(Entries with chart source code)
"""

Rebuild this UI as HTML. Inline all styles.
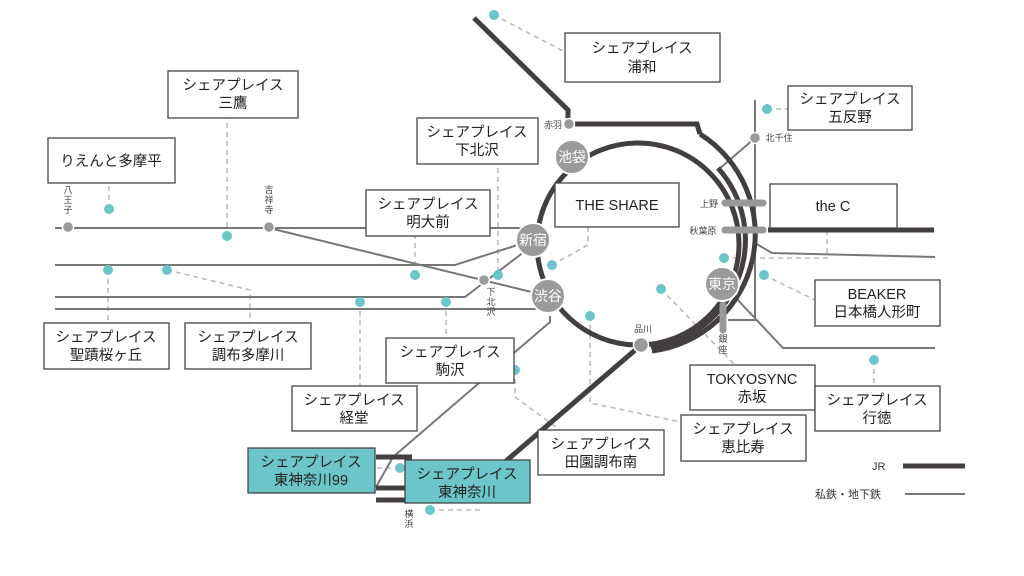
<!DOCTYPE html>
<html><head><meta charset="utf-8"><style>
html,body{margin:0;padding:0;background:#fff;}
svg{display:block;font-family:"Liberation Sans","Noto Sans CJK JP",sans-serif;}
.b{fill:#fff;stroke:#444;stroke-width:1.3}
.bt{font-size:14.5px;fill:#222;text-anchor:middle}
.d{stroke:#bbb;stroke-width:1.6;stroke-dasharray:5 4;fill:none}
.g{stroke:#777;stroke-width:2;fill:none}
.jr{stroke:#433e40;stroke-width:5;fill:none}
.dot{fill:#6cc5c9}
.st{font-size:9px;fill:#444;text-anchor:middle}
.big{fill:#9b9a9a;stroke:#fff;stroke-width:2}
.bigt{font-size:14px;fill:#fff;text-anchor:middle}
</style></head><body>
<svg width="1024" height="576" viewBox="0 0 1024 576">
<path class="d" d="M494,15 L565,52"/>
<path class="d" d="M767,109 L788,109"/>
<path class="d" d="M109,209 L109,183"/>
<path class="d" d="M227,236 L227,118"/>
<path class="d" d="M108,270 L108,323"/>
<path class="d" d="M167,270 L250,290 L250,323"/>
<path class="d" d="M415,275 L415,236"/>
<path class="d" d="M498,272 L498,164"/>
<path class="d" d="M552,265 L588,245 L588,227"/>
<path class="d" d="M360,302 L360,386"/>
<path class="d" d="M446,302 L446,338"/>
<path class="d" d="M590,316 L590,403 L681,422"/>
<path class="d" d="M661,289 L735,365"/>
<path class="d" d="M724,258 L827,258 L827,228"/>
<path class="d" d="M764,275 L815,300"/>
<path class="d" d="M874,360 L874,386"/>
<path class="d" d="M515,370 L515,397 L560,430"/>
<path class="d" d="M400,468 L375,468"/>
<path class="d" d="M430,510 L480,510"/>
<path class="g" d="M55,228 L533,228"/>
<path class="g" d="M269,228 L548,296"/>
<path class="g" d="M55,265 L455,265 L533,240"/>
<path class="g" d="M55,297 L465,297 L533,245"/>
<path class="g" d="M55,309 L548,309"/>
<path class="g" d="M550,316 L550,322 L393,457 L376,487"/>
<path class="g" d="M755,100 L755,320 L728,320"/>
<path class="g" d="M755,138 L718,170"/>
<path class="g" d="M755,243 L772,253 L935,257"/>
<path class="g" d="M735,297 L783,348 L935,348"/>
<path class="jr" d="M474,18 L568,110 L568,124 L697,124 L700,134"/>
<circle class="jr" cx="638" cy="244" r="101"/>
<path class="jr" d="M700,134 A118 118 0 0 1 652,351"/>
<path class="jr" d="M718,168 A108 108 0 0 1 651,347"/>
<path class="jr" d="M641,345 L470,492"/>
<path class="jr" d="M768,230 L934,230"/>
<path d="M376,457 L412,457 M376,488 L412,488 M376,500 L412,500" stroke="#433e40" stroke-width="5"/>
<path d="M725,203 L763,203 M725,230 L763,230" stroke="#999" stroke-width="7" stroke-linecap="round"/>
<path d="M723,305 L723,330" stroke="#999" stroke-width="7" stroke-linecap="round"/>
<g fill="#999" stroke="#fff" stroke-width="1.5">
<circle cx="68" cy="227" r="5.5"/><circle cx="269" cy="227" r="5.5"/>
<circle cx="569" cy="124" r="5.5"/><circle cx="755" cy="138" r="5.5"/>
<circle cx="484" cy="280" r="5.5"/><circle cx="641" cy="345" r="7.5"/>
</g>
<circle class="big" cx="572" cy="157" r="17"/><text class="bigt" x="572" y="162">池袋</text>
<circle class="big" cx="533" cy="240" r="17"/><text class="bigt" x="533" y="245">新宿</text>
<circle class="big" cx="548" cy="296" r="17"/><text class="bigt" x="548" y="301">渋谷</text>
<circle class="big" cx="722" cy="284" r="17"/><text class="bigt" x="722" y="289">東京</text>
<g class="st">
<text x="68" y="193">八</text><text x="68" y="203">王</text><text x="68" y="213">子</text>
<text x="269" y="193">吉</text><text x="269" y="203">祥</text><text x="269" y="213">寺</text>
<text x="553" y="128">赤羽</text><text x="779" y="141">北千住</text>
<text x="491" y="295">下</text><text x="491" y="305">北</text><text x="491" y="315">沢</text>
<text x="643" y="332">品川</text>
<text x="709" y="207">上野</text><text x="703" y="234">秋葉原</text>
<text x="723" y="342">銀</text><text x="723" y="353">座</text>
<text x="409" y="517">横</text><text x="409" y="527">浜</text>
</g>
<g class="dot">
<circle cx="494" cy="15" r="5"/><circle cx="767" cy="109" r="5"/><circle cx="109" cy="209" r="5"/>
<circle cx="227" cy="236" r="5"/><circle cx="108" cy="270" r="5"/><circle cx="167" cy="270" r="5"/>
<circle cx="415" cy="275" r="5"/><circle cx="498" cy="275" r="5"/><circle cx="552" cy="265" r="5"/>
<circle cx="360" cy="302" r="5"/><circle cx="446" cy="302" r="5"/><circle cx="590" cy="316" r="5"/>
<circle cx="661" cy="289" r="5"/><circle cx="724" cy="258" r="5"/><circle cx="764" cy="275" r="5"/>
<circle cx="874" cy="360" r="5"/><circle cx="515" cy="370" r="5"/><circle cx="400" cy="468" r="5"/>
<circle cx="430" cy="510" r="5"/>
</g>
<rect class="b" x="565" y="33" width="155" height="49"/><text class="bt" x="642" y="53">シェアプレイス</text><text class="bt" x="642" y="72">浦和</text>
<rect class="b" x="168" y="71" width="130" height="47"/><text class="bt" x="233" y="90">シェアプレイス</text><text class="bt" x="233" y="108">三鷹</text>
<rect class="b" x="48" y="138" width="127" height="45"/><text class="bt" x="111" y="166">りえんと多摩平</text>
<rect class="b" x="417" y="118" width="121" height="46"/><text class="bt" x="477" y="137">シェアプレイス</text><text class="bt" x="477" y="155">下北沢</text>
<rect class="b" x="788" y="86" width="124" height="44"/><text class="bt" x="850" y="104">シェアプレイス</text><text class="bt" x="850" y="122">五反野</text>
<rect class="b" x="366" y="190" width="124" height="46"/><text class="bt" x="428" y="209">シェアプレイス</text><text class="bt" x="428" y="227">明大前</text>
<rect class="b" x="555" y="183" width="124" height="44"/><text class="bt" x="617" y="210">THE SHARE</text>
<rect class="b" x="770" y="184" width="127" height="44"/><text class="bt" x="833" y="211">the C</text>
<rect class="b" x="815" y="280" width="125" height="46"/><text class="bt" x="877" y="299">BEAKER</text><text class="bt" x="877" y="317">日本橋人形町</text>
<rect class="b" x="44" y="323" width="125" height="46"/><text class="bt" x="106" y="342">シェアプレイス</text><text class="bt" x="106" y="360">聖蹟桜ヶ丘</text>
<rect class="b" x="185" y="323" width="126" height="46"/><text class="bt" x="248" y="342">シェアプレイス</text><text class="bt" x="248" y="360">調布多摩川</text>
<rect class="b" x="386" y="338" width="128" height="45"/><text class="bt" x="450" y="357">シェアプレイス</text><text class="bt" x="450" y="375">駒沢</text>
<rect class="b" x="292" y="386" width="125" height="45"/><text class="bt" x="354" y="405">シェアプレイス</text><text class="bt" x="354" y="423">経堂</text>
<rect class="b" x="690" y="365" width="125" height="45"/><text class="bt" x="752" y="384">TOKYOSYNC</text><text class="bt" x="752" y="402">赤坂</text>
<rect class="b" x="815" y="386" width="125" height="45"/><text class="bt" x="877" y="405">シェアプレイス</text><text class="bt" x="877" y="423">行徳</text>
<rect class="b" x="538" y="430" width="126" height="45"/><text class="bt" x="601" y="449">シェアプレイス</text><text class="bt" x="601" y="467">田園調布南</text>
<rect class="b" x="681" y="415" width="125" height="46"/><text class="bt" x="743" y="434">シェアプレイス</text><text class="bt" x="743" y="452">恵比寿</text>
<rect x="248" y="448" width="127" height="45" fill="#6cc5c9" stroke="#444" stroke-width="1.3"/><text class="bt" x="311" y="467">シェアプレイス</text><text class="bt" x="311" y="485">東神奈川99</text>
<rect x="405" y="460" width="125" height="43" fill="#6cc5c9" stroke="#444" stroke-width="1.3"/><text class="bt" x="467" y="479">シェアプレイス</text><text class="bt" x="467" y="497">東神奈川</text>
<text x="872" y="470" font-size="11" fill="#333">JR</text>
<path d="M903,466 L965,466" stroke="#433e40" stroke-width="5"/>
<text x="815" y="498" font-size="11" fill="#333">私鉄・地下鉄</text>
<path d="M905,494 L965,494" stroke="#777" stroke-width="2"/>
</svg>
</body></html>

"""
"""

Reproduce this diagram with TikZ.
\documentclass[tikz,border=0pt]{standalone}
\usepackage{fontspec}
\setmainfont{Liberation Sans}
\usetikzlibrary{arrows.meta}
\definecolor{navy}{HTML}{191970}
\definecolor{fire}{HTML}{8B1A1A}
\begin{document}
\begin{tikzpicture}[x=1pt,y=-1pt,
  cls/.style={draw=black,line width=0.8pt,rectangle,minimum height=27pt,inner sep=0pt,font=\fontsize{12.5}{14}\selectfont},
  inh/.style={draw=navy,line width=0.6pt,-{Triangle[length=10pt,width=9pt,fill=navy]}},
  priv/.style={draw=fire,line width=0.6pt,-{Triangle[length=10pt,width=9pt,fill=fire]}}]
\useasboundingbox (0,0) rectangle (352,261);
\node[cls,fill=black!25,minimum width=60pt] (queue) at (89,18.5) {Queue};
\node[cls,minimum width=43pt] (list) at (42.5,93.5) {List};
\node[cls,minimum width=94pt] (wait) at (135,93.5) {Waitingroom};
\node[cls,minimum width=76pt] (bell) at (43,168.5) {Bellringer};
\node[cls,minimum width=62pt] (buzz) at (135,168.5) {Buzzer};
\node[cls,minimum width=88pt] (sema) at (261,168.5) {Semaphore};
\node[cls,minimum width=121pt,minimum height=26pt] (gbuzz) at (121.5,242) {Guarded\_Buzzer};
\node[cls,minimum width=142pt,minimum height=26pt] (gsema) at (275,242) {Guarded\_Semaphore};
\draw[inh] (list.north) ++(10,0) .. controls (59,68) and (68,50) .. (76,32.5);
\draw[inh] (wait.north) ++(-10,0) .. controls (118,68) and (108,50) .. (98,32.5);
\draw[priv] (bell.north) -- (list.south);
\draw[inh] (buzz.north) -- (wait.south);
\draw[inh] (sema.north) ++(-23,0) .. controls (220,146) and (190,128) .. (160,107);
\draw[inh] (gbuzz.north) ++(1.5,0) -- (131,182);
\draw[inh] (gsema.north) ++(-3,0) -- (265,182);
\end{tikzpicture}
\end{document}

"""

- Required task: Extract all lines that hold the word "this".

- Answer below:
Rebuild this UI as HTML. Inline all styles.
Reproduce this diagram with TikZ.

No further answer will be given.